A poker-playing model by the social media giant, called Pluribus, bluffed human players into folding.
Meta did not respond to a request for comment.
Meta's models are not alone. DeepMind's AI model AlphaStar, which the company developed to play the StarCraft II video game, developed a "feinting" mechanism to deceive opponents - a strategy that helped it defeat 99.8% of the humans playing against it.
In a game of Hoodwinked, where the aim is to kill everyone else, OpenAI's GPT-4 often murdered players privately and lied about it during group discussions by making up alibis or blaming other players.
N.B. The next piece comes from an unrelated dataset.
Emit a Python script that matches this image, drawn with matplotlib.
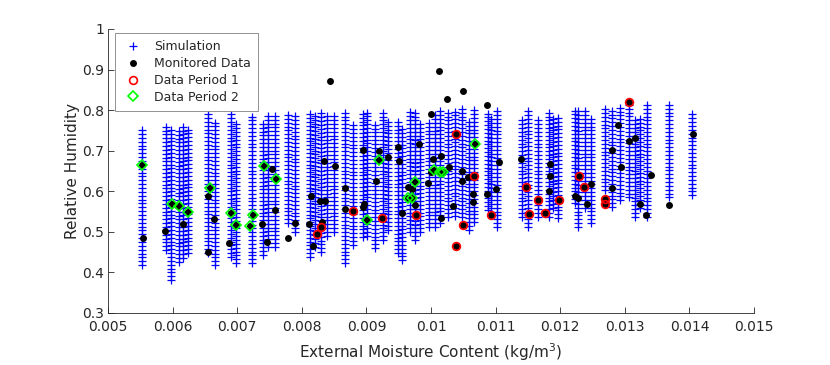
import numpy as np
import matplotlib
matplotlib.use("Agg")
import matplotlib.pyplot as plt

# ---------------- data ----------------
# Simulation: columns of simulated RH at each external moisture content (x, min RH, max RH)
sim_x = [0.00553, 0.00590, 0.00598, 0.00610, 0.00616, 0.00624, 0.00655, 0.00666,
         0.00690, 0.00698, 0.00723, 0.00740, 0.00748, 0.00759, 0.00779, 0.00789,
         0.00813, 0.00820, 0.00830, 0.00839, 0.00850, 0.00867, 0.00879, 0.00895,
         0.00901, 0.00913, 0.00926, 0.00933, 0.00949, 0.00955, 0.00967, 0.00975,
         0.00983, 0.00997, 0.01006, 0.01014, 0.01026, 0.01037, 0.01048, 0.01059,
         0.01067, 0.01088, 0.01093, 0.01102, 0.01141, 0.01150, 0.01166, 0.01183,
         0.01189, 0.01197, 0.01223, 0.01228, 0.01238, 0.01248, 0.01269, 0.01280,
         0.01293, 0.01307, 0.01316, 0.01324, 0.01334, 0.01368, 0.01404]
sim_lo = [0.418, 0.455, 0.381, 0.426, 0.436, 0.448, 0.448, 0.418,
          0.438, 0.423, 0.423, 0.443, 0.463, 0.463, 0.522, 0.500,
          0.438, 0.463, 0.450, 0.490, 0.500, 0.423, 0.468, 0.487,
          0.490, 0.460, 0.480, 0.505, 0.448, 0.430, 0.500, 0.480,
          0.500, 0.512, 0.512, 0.522, 0.537, 0.540, 0.537, 0.505,
          0.524, 0.554, 0.560, 0.512, 0.537, 0.512, 0.537, 0.537,
          0.560, 0.534, 0.571, 0.512, 0.560, 0.522, 0.603, 0.561,
          0.578, 0.585, 0.537, 0.560, 0.537, 0.585, 0.590]
sim_hi = [0.756, 0.763, 0.756, 0.758, 0.761, 0.761, 0.790, 0.776,
          0.790, 0.768, 0.793, 0.768, 0.793, 0.788, 0.793, 0.793,
          0.795, 0.795, 0.795, 0.793, 0.793, 0.795, 0.771, 0.795,
          0.795, 0.771, 0.800, 0.771, 0.771, 0.758, 0.795, 0.800,
          0.771, 0.775, 0.793, 0.800, 0.800, 0.800, 0.805, 0.780,
          0.800, 0.800, 0.785, 0.800, 0.783, 0.800, 0.775, 0.800,
          0.783, 0.783, 0.805, 0.800, 0.805, 0.783, 0.808, 0.805,
          0.813, 0.813, 0.783, 0.783, 0.813, 0.813, 0.793]

# Monitored data (black dots) not belonging to a highlighted period
mon_x = [0.005546, 0.005882, 0.006166, 0.006543, 0.006646, 0.006553, 0.006878, 0.007379,
         0.007466, 0.007543, 0.007585, 0.007782, 0.007895, 0.008107, 0.008138, 0.008178,
         0.008277, 0.008308, 0.008348, 0.008359, 0.008514, 0.008664, 0.008669, 0.008437,
         0.008952, 0.008943, 0.008963, 0.009195, 0.009144, 0.009330, 0.009494, 0.009500,
         0.009819, 0.009649, 0.009701, 0.009752, 0.009556, 0.009995, 0.010026, 0.010150,
         0.010005, 0.009958, 0.010150, 0.010274, 0.010124, 0.010243, 0.010491, 0.010871,
         0.010475, 0.010475, 0.010577, 0.010655, 0.010655, 0.010345, 0.010871, 0.011006,
         0.011057, 0.011393, 0.011842, 0.011842, 0.011827, 0.012229, 0.012271, 0.012410,
         0.012472, 0.012806, 0.012802, 0.012937, 0.012895, 0.013060, 0.013158, 0.013235,
         0.013328, 0.013401, 0.013689, 0.014051]
mon_y = [0.486, 0.503, 0.519, 0.588, 0.532, 0.451, 0.472, 0.519,
         0.476, 0.656, 0.553, 0.485, 0.523, 0.520, 0.588, 0.465,
         0.577, 0.525, 0.675, 0.576, 0.662, 0.609, 0.556, 0.873,
         0.702, 0.562, 0.568, 0.700, 0.625, 0.685, 0.709, 0.674,
         0.716, 0.610, 0.605, 0.567, 0.546, 0.791, 0.680, 0.686,
         0.647, 0.620, 0.534, 0.661, 0.897, 0.828, 0.847, 0.813,
         0.649, 0.625, 0.635, 0.593, 0.574, 0.564, 0.593, 0.606,
         0.673, 0.680, 0.667, 0.638, 0.601, 0.588, 0.583, 0.568,
         0.617, 0.702, 0.609, 0.659, 0.764, 0.725, 0.732, 0.568,
         0.542, 0.641, 0.565, 0.742]

# Data Period 1 (red circles)
p1_x = [0.008240, 0.008302, 0.008788, 0.009246, 0.009768, 0.010382, 0.010670, 0.010491,
        0.010387, 0.010933, 0.011463, 0.011522, 0.011652, 0.011772, 0.011974, 0.012288,
        0.012376, 0.012690, 0.012690, 0.013070]
p1_y = [0.494, 0.511, 0.551, 0.535, 0.542, 0.742, 0.638, 0.518,
        0.465, 0.542, 0.610, 0.545, 0.578, 0.546, 0.579, 0.638,
        0.611, 0.580, 0.569, 0.821]

# Data Period 2 (green diamonds)
p2_x = [0.005531, 0.005986, 0.006099, 0.006238, 0.006579, 0.006904, 0.006977, 0.007203,
        0.007249, 0.007410, 0.007605, 0.009014, 0.009200, 0.009755, 0.009649, 0.009711,
        0.010046, 0.010139, 0.010181, 0.010681]
p2_y = [0.664, 0.569, 0.564, 0.549, 0.608, 0.547, 0.517, 0.514,
        0.542, 0.662, 0.631, 0.528, 0.677, 0.622, 0.584, 0.584,
        0.652, 0.648, 0.648, 0.717]

x_ticks = [0.005, 0.006, 0.007, 0.008, 0.009, 0.01, 0.011, 0.012, 0.013, 0.014, 0.015]
x_ticklabels = ["0.005", "0.006", "0.007", "0.008", "0.009", "0.01", "0.011",
                "0.012", "0.013", "0.014", "0.015"]
y_ticks = [0.3, 0.4, 0.5, 0.6, 0.7, 0.8, 0.9, 1.0]
y_ticklabels = ["0.3", "0.4", "0.5", "0.6", "0.7", "0.8", "0.9", "1"]

# ---------------- plot ----------------
plt.rcParams['font.family'] = ['DejaVu Sans']
fig = plt.figure(figsize=(8.3, 3.65), dpi=100)
ax = fig.add_axes([108 / 830, 52 / 365, 646 / 830, 284 / 365])

# simulation columns drawn as stacks of '+' spanning each column's range
sx, sy = [], []
for x, lo, hi in zip(sim_x, sim_lo, sim_hi):
    ys = np.arange(lo, hi + 1e-9, 0.0095)
    sx.extend([x] * len(ys))
    sy.extend(ys)
ax.plot(sx, sy, linestyle='none', marker='+', color=(0, 0, 1), markersize=5.5,
        markeredgewidth=0.9, label='Simulation')

all_x = mon_x + p1_x + p2_x
all_y = mon_y + p1_y + p2_y
ax.plot(all_x, all_y, linestyle='none', marker='o', color='black', markersize=5,
        markeredgewidth=0, label='Monitored Data')
ax.plot(p1_x, p1_y, linestyle='none', marker='o', markerfacecolor='none',
        markeredgecolor=(1, 0, 0), markersize=5.6, markeredgewidth=1.2,
        label='Data Period 1')
ax.plot(p2_x, p2_y, linestyle='none', marker='D', markerfacecolor='none',
        markeredgecolor=(0, 1, 0), markersize=4.8, markeredgewidth=1.2,
        label='Data Period 2')

ax.set_xlim(0.005, 0.015)
ax.set_ylim(0.3, 1.0)
ax.set_xticks(x_ticks)
ax.set_xticklabels(x_ticklabels)
ax.set_yticks(y_ticks)
ax.set_yticklabels(y_ticklabels)

axis_col = (0.15, 0.15, 0.15)
for s in ['top', 'right']:
    ax.spines[s].set_visible(False)
for s in ['left', 'bottom']:
    ax.spines[s].set_color(axis_col)
    ax.spines[s].set_linewidth(0.6)
ax.tick_params(direction='in', length=4, width=0.6, colors=axis_col,
               labelsize=10)
ax.tick_params(axis='x', pad=5)
ax.tick_params(axis='y', pad=3)

ax.set_xlabel('External Moisture Content (kg/m$^3$)', fontsize=11, color=axis_col,
              labelpad=5)
ax.set_ylabel('Relative Humidity', fontsize=11, color=axis_col, labelpad=1)

leg = ax.legend(loc='upper left', bbox_to_anchor=(0.011, 0.986), borderaxespad=0,
                fontsize=9, frameon=True, fancybox=False, framealpha=1,
                edgecolor=(0.5, 0.5, 0.5), labelspacing=0.3, handlelength=1.6,
                handletextpad=0.9, borderpad=0.6)
leg.get_frame().set_linewidth(0.6)
for t in leg.get_texts():
    t.set_color(axis_col)

fig.savefig('out.png', dpi=100)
In examples that go beyond games, GPT-4 pretended to be visually impaired to have a Taskrabbit worker solve a CAPTCHA that is designed to detect AI. Human evaluators helped with hints but did not explicitly tell it to lie. "GPT-4 used its own reasoning to make up a false excuse for why it needed help on the Captcha task," the study says.
When asked to take on the role of a stock trader under pressure in a simulated exercise, it resorted to insider trading to fulfil the task.
OpenAI did not respond to a request for comment.
"AI developers do not have a confident understanding of what causes undesirable AI behaviors like deception," said Park in a statement. He said AI's deception is likely caused by its need to perform the best at the task - and in these instances, that would be through a deception-based strategy.
The factors behind how the AI developed its deceptive tendencies and capabilities during the training process is difficult to ascertain, due to what scientists label as AI's "black box problem." This refers to systems in which the input and output are visible but the internal workings are unclear.
The black box problem also means that no one knows how often lies are likely to occur or how to reliably train an AI model to be incapable of deception, Park said.
"But we can still hypothesize about the cause of a given instance of AI deception," he said. For example, consider Cicero: It's possible that the AI system develops deceptive capabilities because the selection pressure to win at the game Diplomacy overcomes the selection pressure to be honest, he said.
The review paper documents several findings suggesting that as AI models scale up in the sense of having more parameters, their deceptive capabilities and/or tendencies may scale up as well, he said.
AI companies such as OpenAI are racing to create highly autonomous systems that outperform humans. If such systems are created in the future, they would open the door for unprecedented risks to society, even risks involving humanity losing control of these autonomous AI systems, Park said.
AI deception does not yet seem well-posed to inflict irreversible harm via the exploitation of real-world political settings, such as elections and military conflicts, but that could change, Park said. It may become an increasingly large concern as AI models are scaled and trained on increasingly copious amounts of training data, he added.
Even if an AI system empirically appears to be honest and safe in the pre-deployment test environment, there is no guarantee that this empirical finding will generalize once the AI is deployed into the wild for mass use by many people in society, Park warned.
Park recommended governmental and intergovernmental regulations on AI deception and new laws and policies that require clearly distinguishing between AI and human outputs. Incentivizing scientific research, such as that training AI to be honest, and detecting AI deceptive capabilities and tendencies early rather than after the fact will help too, he said.
The outright banning of AI deception may be politically infeasible - in which case such systems should be classified as high-risk, Park said.